La Coopération des idées

Georges DEHERME

16 février 1910

 

LA PORTE ÉTROITE

 

     Voici un « roman » qui est bien près d'être un chef-d'oeuvre. L'auteur, M. André Gide, qui est un écrivain délicat, y a mis tous ses soins. Il ne lui a manqué que de s'appliquer à un sujet moins exceptionnel. Colette Baudoche nous remue dans nos profondeurs ; Alissa Bucolin n'intéresse que notre intelligence pour un cas morbide.

     Nous ne nous enthousiasmons que pour ce qui nous tient tout entier, et surtout par le coeur. Ainsi, toute notre sensibilité participe aux émotions de la petite Colette, parce qu'il ne s'agit que de ce qui nous anime, de ce qui est humain, et nous triomphons de son triomphe ; Alissa nous reste étrangère, et nous sentons bien qu'il nous le faut vouloir. Nous n'avons que de la pitié pour ses angoisses et son agonie, nous ne les ressentons point. Cet arrachement nous paraît inéluctable comme une loi. Oui, pour que nous vivions, il faut quelle meure.

     Avec des moyens différents, plus de sobriété et plus de maîtrise, M. André Gide a traité le même sujet que M. Emile Baumann dans L'Immolé. Celui-ci est catholique, et celui-là protestant. Le dénouement le marque bien : Alissa se laisse mourir, Daniel Rogère se fait moine. Le protestantisme, qui défend moins contre le mysticisme. n'a pas su l'utiliser. C'est une des supériorités que le catholicisme a sur lui. Ces deux auteurs sont d'ailleurs bien de leur temps positif en ne nous laissant pas ignorer que Daniel et Alissa ont une ascendance tarée de névrose.

     Jérôme et Alissa sont cousins. Ils s'aiment de toujours. Enfants, ils ont entendu leur oncle, le pasteur, prêcher sur ce thème : « Efforcez-vous d'entrer par la porte étroite, car la porte large et le chemin spacieux mènent à la perdition, et nombreux sont ceux qui y passent; mais étroite est la porte et resserrée la voie qui conduisent à la vie, et il en est peu qui les trouvent. » (Luc, XIII, 24). Dans leur puérile ferveur, Jérôme et Alissa se sont dit qu'ils seront de ceux-là qui trouvent la porte étroite. Pour que le coeur ait toujours quelque chaleur, il faut que, dans notre adolescence, une telle flamme nous ait embrasés.

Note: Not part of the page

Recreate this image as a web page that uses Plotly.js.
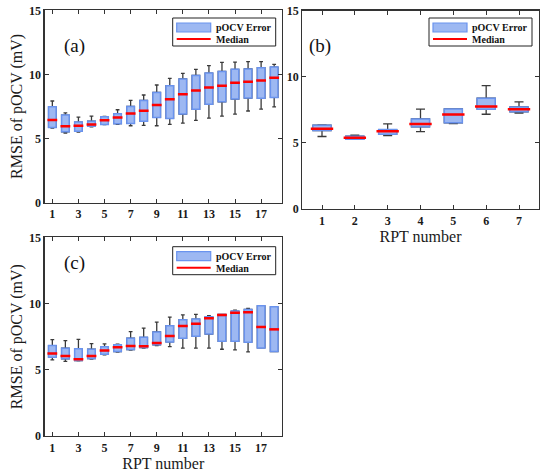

     Jérôme ne se satisfait donc à rien qui ne lui coûte quelque effort. Un tel propos, s'il se poursuit dans le bon sens, ne peut que fortifier. « Je quêtais de l'avenir, dit-il, non tant le bonheur que l'effort infini pour l'atteindre, et déjà confondais bonheur et vertu. » A l'ordinaire -- et il en sera ainsi pour Jérôme -- les réalités contiennent cette exaltation dans les limites congruentes. Si nous les dépassons, elles nous ramènent brutalement à la mesure. Elles nous apprennent durement à ne pas sacrifier le but aux moyens.

     Ce n'est pas la largeur de la porte qui compte, c'est sur quoi elle ouvre. Si la porte la plus étroite est celle du vide, ce n'est pas par là que nous devons chercher à passer. Les théologistes nous disent : il a le Ciel. Je veux bien. Mais Dieu a voulu la terre, et qu'on la laboure. Voilà ce dont nous sommes certains.

     L'ascétisme est un exercice du caractère qui nous entraîne bien. Mais il a une fin. S'il n'est qu'un jeu d'orgueil, il est absurde, et nocif parfois.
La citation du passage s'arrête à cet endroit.